DAY 5: Thursday, November 10

Today, I was assigned to kitchen duty along with Sally and Karen. Across from the volunteer house is where Scholastica and her staff prepare and deliver food for nearly 700 people who wouldn´t otherwise have much for nutrition. We started cutting vegetables (potatoes, onions, carrots, squash and cilantro) at around 9am or so... and didn´t finish until 11:30. The other ladies prepared meat (one looked like beef, the other was labeled "hot dogs", but not the kind you and I have come to know). Another cook is preparing rice. Two and a half hours of non-stop chopping, and one huge blister later, we were ready to put it all together, cook it, and prepare it for delivery. Every Monday through Friday, these ladies (local Peruvians who are employed through Father Alex´s food program) prepare food to deliver to the poor. On Saturdays, they spend the day going to the market to buy the food needed for the following week.

Once the food is ready (and, we´re talking a complete meal - soup, rice, a main dish that varies day to day, and a protien drink made especially for the elderly), it is poured into 5-gallon buckets and loaded into the van. Karen and I ride up in the front with Adan, the driver, while Scholastica and another gentleman ride in the back with the buckets. We take off through the streets of Alto Cayma and stop every few blocks to drop off buckets. Some of the drop off points were designated as a distribution location. Other places we stopped were just at someone´s house where Adan honks the horn and they come out with their bowls in hand. They must be the people that aren´t able to walk to the drop-off locations - mostly elderly and/or handicapped.
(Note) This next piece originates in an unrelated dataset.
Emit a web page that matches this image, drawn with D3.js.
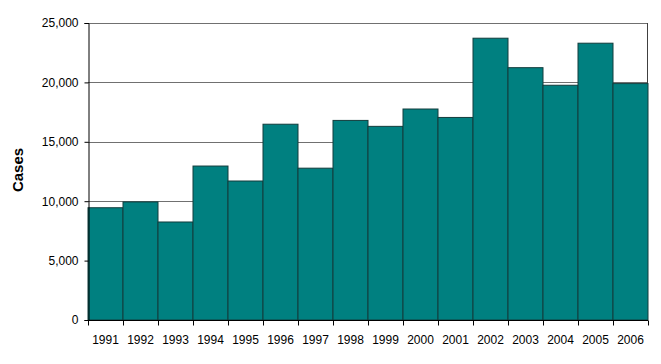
<!DOCTYPE html>
<html>
<head>
<meta charset="utf-8">
<script src="https://cdn.jsdelivr.net/npm/d3@7"></script>
<style>
  body { margin: 0; background: #fff; }
  svg text { font-family: "Liberation Sans", Arial, sans-serif; }
</style>
</head>
<body>
<div id="chart"></div>
<script>
// values
var years = ["1991","1992","1993","1994","1995","1996","1997","1998",
             "1999","2000","2001","2002","2003","2004","2005","2006"];
var cases = [9450, 9940, 8250, 12960, 11700, 16480, 12780, 16800,
             16300, 17760, 17050, 23720, 21240, 19760, 23300, 19900];
var yTicks = [0, 5000, 10000, 15000, 20000, 25000];

var width = 661, height = 364;
var margin = {top: 23, right: 13, bottom: 44, left: 88};

var svg = d3.select("#chart")
  .append("svg")
  .attr("width", width)
  .attr("height", height);

var x = d3.scaleBand()
  .domain(years)
  .range([margin.left, width - margin.right])
  .padding(0);

var y = d3.scaleLinear()
  .domain([0, 25000])
  .range([height - margin.bottom, margin.top]);

// gridlines
svg.append("g")
  .selectAll("line")
  .data(yTicks.filter(function(d) { return d > 0; }))
  .enter().append("line")
  .attr("x1", margin.left)
  .attr("x2", width - margin.right)
  .attr("y1", function(d) { return Math.round(y(d)) + 0.5; })
  .attr("y2", function(d) { return Math.round(y(d)) + 0.5; })
  .style("stroke", "#707070")
  .style("stroke-width", 1);

// right frame
svg.append("line")
  .attr("x1", width - margin.right - 0.5)
  .attr("x2", width - margin.right - 0.5)
  .attr("y1", margin.top)
  .attr("y2", height - margin.bottom)
  .style("stroke", "#404040");

// bars
svg.append("g")
  .selectAll("rect")
  .data(cases)
  .enter().append("rect")
  .attr("x", function(d, i) { return x(years[i]); })
  .attr("y", function(d) { return y(d); })
  .attr("width", x.bandwidth())
  .attr("height", function(d) { return y(0) - y(d); })
  .style("fill", "#008080")
  .style("stroke", "#123c3c")
  .style("stroke-width", 1);

// y axis
var yAxis = svg.append("g")
  .attr("transform", "translate(" + (margin.left + 0.5) + ",0)")
  .call(d3.axisLeft(y).tickValues(yTicks).tickSize(4).tickPadding(6)
        .tickFormat(d3.format(",")));
yAxis.selectAll("text").style("font-size", "12px").style("fill", "#000");
yAxis.selectAll("line, path").style("stroke", "#000");

// x axis, ticks at bar edges
var xAxis = svg.append("g")
  .attr("transform", "translate(0," + (y(0) + 0.5) + ")");
xAxis.append("line")
  .attr("x1", margin.left)
  .attr("x2", width - margin.right)
  .style("stroke", "#000");
xAxis.selectAll(".tk")
  .data(years.concat(["end"]))
  .enter().append("line")
  .attr("class", "tk")
  .attr("x1", function(d, i) { return Math.round(margin.left + i * x.bandwidth()) + 0.5; })
  .attr("x2", function(d, i) { return Math.round(margin.left + i * x.bandwidth()) + 0.5; })
  .attr("y1", 0)
  .attr("y2", 5)
  .style("stroke", "#000");
xAxis.selectAll(".lbl")
  .data(years)
  .enter().append("text")
  .attr("class", "lbl")
  .attr("x", function(d) { return x(d) + x.bandwidth() / 2; })
  .attr("y", 23)
  .attr("text-anchor", "middle")
  .style("font-size", "12px")
  .text(function(d) { return d; });

// y title
svg.append("text")
  .attr("transform", "translate(23,170) rotate(-90)")
  .attr("text-anchor", "middle")
  .style("font-size", "15px")
  .style("font-weight", "bold")
  .text("Cases");
</script>
</body>
</html>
The route takes about an hour and a half and brings us back to the volunteer house just in time for lunch. It´s kinda hard for me to not feel guilty about how lucky we are to have such a wonderful lunch prepared for us considering what I had just witnessed over the last few hours. Even as I sit here and type this blog, I think about all the work it takes to do this every single day for the 700 people out there that have hardly a thing to their name.... and to see the sincere appreciation for that one meal a day they are given.